Cap Metro 2020: Sounds Like a Plan
Board gives early nod to restructuring of routes and schedules
Almost without debate, the Capital Metro board of directors on Monday gave preliminary approval to Service Plan 2020, staff's attempt to restructure routes and schedules to provide service that is more efficient, both in terms of time and dollars, over the next decade. The plan was developed by the Seattle-area firm Perteet Inc. (see "Cap Metro Turns Toward a 2020 Vision," Feb. 19).
The biggest debate – which wasn't much – was on whether the vote could be postponed. Board chair and Austin mayor pro tem Mike Martinez asked if it was critical that the plan be adopted immediately. "It is not essential, but it is desirable that it be adopted today in terms of our planning process for the fall," replied Todd Hemingson, vice president of strategic planning and development for the agency. The agency's current schedule is to conduct public outreach in early March, hold a public hearing later that month, and seek final board approval in April, with implementation to begin in August.
Some users have expressed concern over particular routes, and others said the public input process during the plan's development hadn't been thorough enough. People from the disabled community had the strongest worry: Current plans call for one route into the Wells Branch area (route 243, at the northern end of the service area) to be truncated.

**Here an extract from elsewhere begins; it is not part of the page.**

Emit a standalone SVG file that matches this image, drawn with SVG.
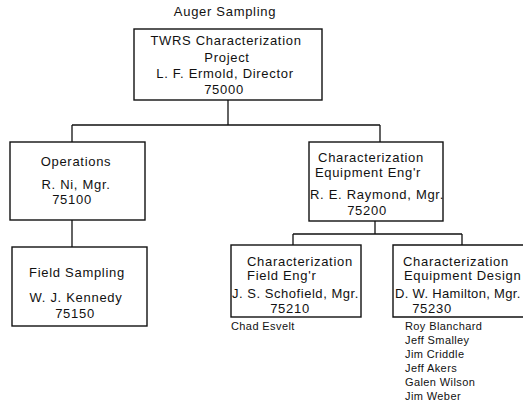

Since Capital Metro has decided, as a cost-saving measure, to stick to the minimum requirements of the Americans With Disabilities Act – which require paratransit service within three-fourths of a mile of any route – anyone needing such service in that neighborhood would be out of luck.

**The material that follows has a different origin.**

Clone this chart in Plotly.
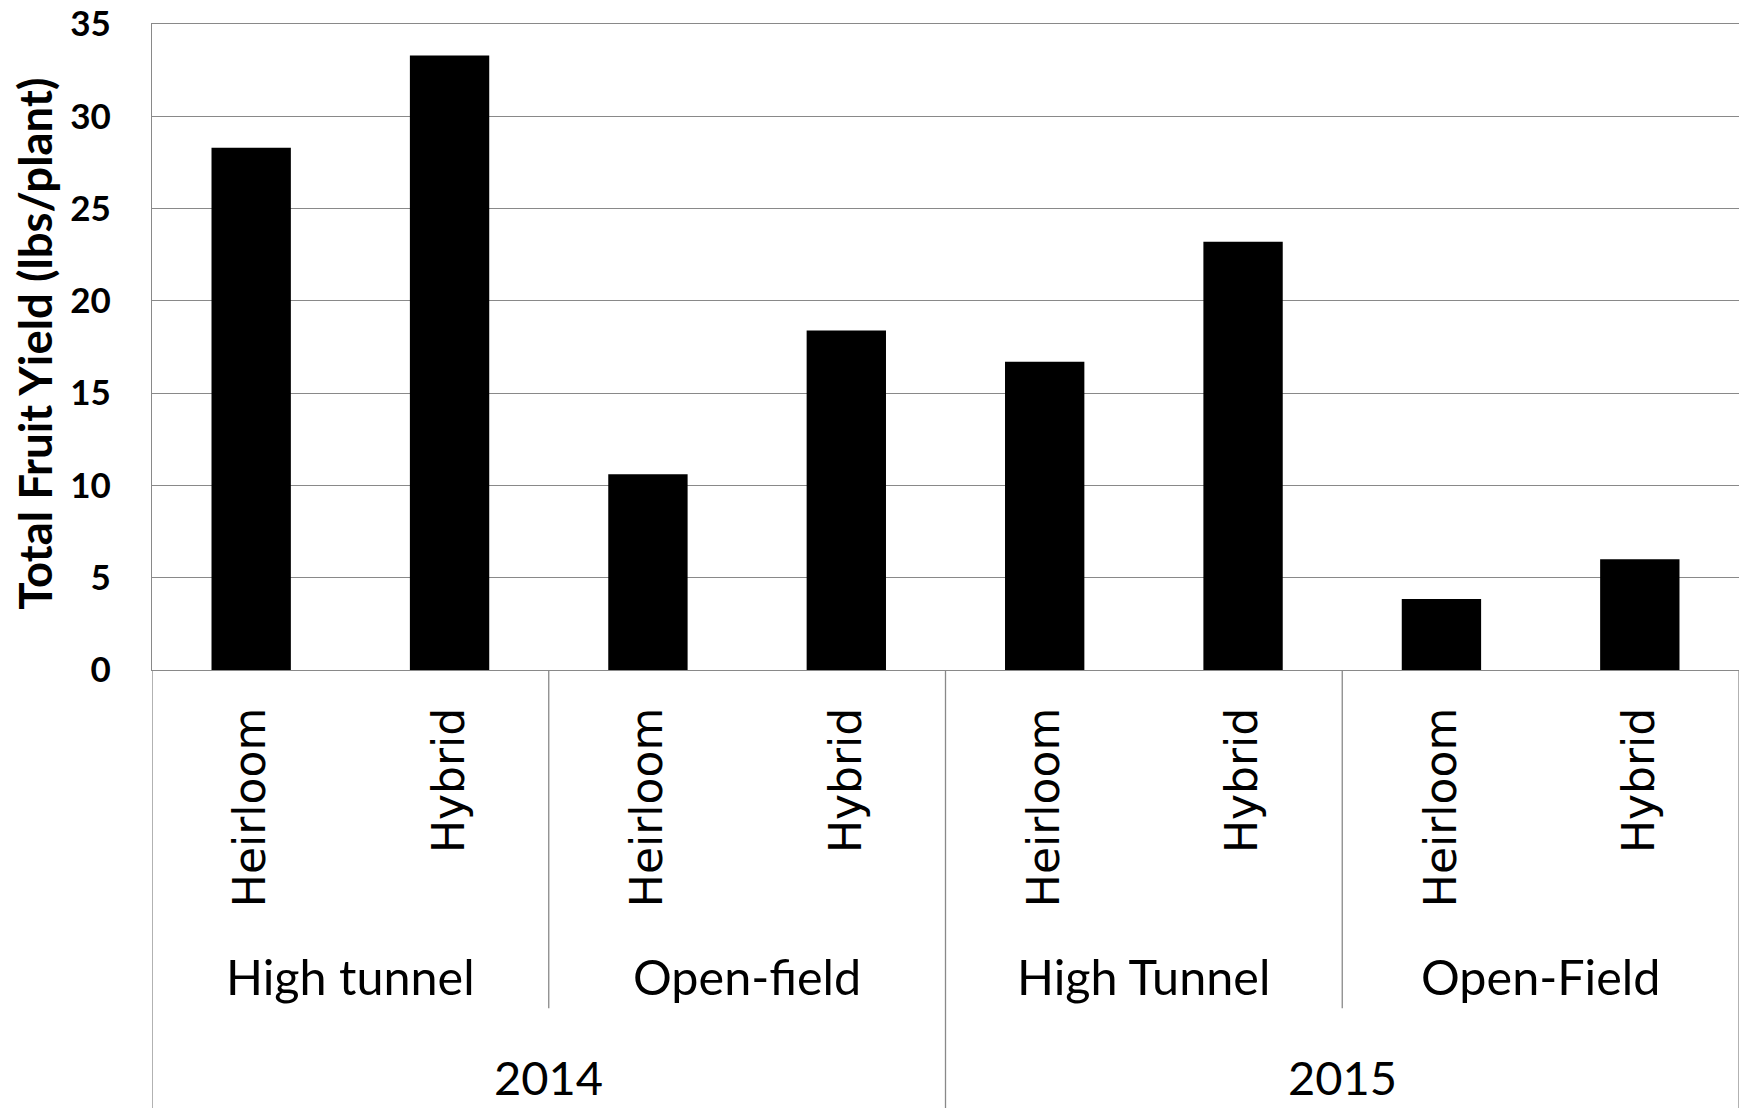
import plotly.graph_objects as go

# ---- data ----
years = ["2014", "2015"]
systems = ["High tunnel", "Open-field", "High Tunnel", "Open-Field"]
varieties = ["Heirloom", "Hybrid", "Heirloom", "Hybrid",
             "Heirloom", "Hybrid", "Heirloom", "Hybrid"]
yield_lbs = [28.3, 33.3, 10.6, 18.4, 16.7, 23.2, 3.85, 6.0]
y_tick_vals = [0, 5, 10, 15, 20, 25, 30, 35]
y_title = "Total Fruit Yield (lbs/plant)"

GRID = "#898989"
FONT_V = "DejaVu Sans"   # Verdana-like rotated labels
FONT_C = "Lato"          # Calibri-like text

x_pos = list(range(len(varieties)))

fig = go.Figure()
fig.add_trace(go.Bar(
    x=x_pos, y=yield_lbs,
    marker=dict(color="black", line=dict(width=0)),
    showlegend=False,
))

W, HT = 1750, 1108
L, R, T = 152, 11, 24
ZERO = 670.5                 # pixel of y = 0
B = HT - ZERO
H = ZERO - T                 # plot height in px


def py(pix):
    """page pixel y -> paper y"""
    return (ZERO - pix) / H


shapes = []
n_per_sys = len(varieties) // len(systems)
n_per_year = len(varieties) // len(years)
# system dividers (shorter)
for k in range(1, len(systems)):
    if (k * n_per_sys) % n_per_year == 0:
        continue
    xd = k * n_per_sys - 0.5
    shapes.append(dict(type="line", xref="x", yref="paper", x0=xd, x1=xd,
                       y0=0, y1=py(1009), line=dict(color=GRID, width=1.3)))
# year dividers (full height to bottom)
for k in range(len(years) + 1):
    xd = k * n_per_year - 0.5
    shapes.append(dict(type="line", xref="x", yref="paper", x0=xd, x1=xd,
                       y0=0 if 0 < k < len(years) else py(671), y1=py(1115),
                       line=dict(color=GRID, width=1.3)))

annotations = []
for i, s in enumerate(systems):
    annotations.append(dict(
        x=i * n_per_sys + (n_per_sys - 1) / 2, y=py(977), xref="x", yref="paper",
        text=s, showarrow=False, yanchor="middle", xanchor="center",
        font=dict(family=FONT_C, size=48.5, color="black")))
for i, yr in enumerate(years):
    annotations.append(dict(
        x=i * n_per_year + (n_per_year - 1) / 2, y=py(1078), xref="x", yref="paper",
        text=yr, showarrow=False, yanchor="middle", xanchor="center",
        font=dict(family=FONT_C, size=47, color="black")))
annotations.append(dict(
    x=(35 - L) / (W - L - R), y=py(344), xref="paper", yref="paper",
    text=y_title, showarrow=False, textangle=-90,
    xanchor="center", yanchor="middle",
    font=dict(family=FONT_C, size=45.5, color="black", weight="bold")))

fig.update_layout(
    width=W, height=HT,
    margin=dict(l=L, r=R, t=T, b=B),
    paper_bgcolor="white", plot_bgcolor="white",
    bargap=0.6,
    shapes=shapes,
    annotations=annotations,
    xaxis=dict(
        range=[-0.5, len(varieties) - 0.5],
        tickmode="array", tickvals=x_pos, ticktext=varieties,
        tickangle=-90,
        tickfont=dict(family=FONT_V, size=44, color="black"),
        ticks="", ticklabelstandoff=19,
        showgrid=False, zeroline=False,
        showline=True, mirror=True, linecolor=GRID, linewidth=1.3,
        automargin=False, fixedrange=True,
    ),
    yaxis=dict(
        range=[0, 35],
        tickmode="array", tickvals=y_tick_vals,
        tickfont=dict(family=FONT_C, size=35, color="black", weight="bold"),
        ticks="", ticklabelstandoff=33, ticklabeloverflow="allow",
        showgrid=True, gridcolor=GRID, gridwidth=1.3,
        zeroline=False,
        showline=True, linecolor=GRID, linewidth=1.3,
        automargin=False, fixedrange=True,
    ),
)

fig.write_html(
    "out.html",
    config={"displayModeBar": False},
    post_script="document.body.style.margin='0';document.body.style.overflow='hidden';",
)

Board member and Austin City Council Member Chris Riley asked if it would be possible to grandfather paratransit users in that area. Inez Evans, director of paratransit services, replied that some grandfathering currently exists: "There are 410 consumers who live outside the three-quarters mile ADA corridor, and we are working on a process to notify those customers that they need to come into the service area."
Diane Bomar-Aleman – who, as chair of the Access Advisory Committee, has struggled with the agency on such issues – reminded board members that the three-fourths-mile corridor is a minimum requirement. "ADA does not prohibit going outside three-fourths of a mile," she said. Aleman also criticized proposals to move most bus traffic off Congress Avenue and onto the Guadalupe/Lavaca corridor. "I think you're sending a real message with this. ... It gives the impression that buses and the people that ride them are undesirable on Congress Avenue."

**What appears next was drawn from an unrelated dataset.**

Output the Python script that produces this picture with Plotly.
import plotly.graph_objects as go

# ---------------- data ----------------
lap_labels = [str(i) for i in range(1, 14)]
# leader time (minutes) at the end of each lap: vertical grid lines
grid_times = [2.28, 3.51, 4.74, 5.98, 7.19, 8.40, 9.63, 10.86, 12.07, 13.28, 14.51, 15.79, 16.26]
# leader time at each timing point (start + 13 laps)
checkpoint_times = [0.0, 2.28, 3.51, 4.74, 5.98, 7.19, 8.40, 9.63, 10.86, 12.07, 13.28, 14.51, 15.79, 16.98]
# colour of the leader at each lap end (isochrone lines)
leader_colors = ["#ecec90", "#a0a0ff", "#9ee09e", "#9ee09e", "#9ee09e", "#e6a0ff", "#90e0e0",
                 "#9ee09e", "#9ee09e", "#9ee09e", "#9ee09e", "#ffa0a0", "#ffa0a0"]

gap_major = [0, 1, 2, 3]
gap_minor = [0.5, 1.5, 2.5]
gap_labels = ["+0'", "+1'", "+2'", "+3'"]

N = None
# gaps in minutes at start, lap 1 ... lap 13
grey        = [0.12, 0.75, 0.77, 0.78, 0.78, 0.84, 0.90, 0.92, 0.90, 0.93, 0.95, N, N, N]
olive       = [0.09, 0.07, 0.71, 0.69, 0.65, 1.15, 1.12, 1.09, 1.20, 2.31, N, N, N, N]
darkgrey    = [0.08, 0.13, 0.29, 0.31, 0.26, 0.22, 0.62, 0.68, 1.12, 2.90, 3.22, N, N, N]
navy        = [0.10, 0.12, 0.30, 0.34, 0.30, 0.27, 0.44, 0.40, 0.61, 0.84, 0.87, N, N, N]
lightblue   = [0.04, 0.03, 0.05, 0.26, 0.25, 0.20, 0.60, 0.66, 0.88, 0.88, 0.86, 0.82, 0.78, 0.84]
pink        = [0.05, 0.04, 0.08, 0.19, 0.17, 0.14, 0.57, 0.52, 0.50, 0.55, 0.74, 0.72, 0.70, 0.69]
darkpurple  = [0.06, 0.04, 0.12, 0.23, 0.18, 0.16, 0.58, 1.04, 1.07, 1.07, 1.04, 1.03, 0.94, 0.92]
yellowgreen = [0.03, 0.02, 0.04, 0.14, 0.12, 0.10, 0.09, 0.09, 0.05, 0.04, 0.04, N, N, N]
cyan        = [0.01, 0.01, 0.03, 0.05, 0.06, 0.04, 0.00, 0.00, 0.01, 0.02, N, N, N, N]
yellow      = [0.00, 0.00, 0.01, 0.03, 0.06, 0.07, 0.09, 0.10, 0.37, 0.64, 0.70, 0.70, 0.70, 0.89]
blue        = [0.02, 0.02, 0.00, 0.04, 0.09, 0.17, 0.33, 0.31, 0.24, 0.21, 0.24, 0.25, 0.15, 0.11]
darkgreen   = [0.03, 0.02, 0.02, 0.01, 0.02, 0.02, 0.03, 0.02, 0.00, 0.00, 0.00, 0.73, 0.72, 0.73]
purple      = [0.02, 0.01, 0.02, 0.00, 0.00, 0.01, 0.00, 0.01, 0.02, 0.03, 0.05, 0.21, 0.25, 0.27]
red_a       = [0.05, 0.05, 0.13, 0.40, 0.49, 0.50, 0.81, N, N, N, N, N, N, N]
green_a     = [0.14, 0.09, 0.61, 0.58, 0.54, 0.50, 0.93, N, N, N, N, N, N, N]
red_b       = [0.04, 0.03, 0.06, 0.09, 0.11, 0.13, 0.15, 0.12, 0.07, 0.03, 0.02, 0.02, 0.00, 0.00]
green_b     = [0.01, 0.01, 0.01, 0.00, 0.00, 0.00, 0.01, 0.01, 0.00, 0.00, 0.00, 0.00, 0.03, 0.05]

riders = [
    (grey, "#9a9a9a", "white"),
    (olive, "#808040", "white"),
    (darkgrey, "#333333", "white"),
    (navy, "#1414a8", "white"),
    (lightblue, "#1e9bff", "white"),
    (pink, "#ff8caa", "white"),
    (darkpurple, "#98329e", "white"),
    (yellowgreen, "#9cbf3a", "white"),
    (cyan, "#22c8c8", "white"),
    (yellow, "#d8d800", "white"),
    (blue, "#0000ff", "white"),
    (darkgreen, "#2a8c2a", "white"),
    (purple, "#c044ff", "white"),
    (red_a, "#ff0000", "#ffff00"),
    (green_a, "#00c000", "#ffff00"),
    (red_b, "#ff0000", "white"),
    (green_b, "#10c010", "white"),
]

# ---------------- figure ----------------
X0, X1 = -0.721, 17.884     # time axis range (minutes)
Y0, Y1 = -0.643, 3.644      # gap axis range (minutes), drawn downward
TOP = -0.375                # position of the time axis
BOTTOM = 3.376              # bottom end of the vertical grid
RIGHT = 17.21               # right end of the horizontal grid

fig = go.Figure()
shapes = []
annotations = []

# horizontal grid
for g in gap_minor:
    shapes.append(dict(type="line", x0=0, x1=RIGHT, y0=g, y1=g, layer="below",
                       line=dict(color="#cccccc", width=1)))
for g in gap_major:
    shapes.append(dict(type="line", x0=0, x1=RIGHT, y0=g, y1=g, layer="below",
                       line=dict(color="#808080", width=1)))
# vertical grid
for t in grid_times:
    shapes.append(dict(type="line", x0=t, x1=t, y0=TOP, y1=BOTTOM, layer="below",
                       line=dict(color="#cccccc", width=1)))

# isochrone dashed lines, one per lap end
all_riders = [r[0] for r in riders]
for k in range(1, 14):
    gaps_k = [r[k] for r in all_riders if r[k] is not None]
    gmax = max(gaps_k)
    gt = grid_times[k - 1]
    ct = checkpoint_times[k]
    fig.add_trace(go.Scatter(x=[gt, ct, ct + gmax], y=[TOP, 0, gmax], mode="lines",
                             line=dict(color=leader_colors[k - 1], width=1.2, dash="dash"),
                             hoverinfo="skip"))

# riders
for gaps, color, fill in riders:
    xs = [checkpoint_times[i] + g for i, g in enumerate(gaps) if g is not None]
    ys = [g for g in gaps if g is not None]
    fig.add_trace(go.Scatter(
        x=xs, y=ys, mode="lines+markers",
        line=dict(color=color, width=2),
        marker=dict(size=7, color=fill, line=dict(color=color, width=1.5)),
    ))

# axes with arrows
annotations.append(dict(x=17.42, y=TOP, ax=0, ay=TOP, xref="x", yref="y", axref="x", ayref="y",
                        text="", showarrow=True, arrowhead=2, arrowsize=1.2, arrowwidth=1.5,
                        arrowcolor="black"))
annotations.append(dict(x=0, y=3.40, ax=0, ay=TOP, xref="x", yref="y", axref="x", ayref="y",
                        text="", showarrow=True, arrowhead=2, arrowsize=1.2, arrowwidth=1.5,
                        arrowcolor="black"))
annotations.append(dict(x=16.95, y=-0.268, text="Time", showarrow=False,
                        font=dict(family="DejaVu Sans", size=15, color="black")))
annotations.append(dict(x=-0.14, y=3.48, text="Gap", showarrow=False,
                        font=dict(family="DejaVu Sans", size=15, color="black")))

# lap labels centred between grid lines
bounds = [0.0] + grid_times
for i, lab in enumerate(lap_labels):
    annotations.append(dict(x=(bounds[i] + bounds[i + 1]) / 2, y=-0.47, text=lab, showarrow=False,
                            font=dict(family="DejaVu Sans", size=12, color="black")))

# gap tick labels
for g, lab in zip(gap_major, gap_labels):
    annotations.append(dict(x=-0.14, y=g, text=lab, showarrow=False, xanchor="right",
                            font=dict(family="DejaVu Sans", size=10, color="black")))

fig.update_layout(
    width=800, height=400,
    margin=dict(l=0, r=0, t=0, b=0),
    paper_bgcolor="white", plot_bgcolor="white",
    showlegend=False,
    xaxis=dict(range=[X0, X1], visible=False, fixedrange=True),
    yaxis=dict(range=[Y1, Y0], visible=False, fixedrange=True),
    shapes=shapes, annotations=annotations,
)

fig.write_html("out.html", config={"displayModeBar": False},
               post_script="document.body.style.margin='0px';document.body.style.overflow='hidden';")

Board Vice Chair John Langmore asked for clarification that no route changes were set in stone until the final approval stage, after the additional public input process. "I don't want to water down this effort," replied Hemingson. "This was a major effort. We spent a lot of time and effort. I understand criticisms of our public engagement process. We're not perfect, but we did ... extensive outreach.
"Informal action to approve specific service changes will occur at each phase. But at the same time, I do hope the board will agree that by adopting the plan, you all are saying this is the framework Capital Metro intends to use over the next five to 10 years to implement bus service changes."
"I'll submit that this board retains full policy-making ability," replied Martinez. "This is a plan."
The board adopted the plan unanimously. The additional public input is yet to be scheduled.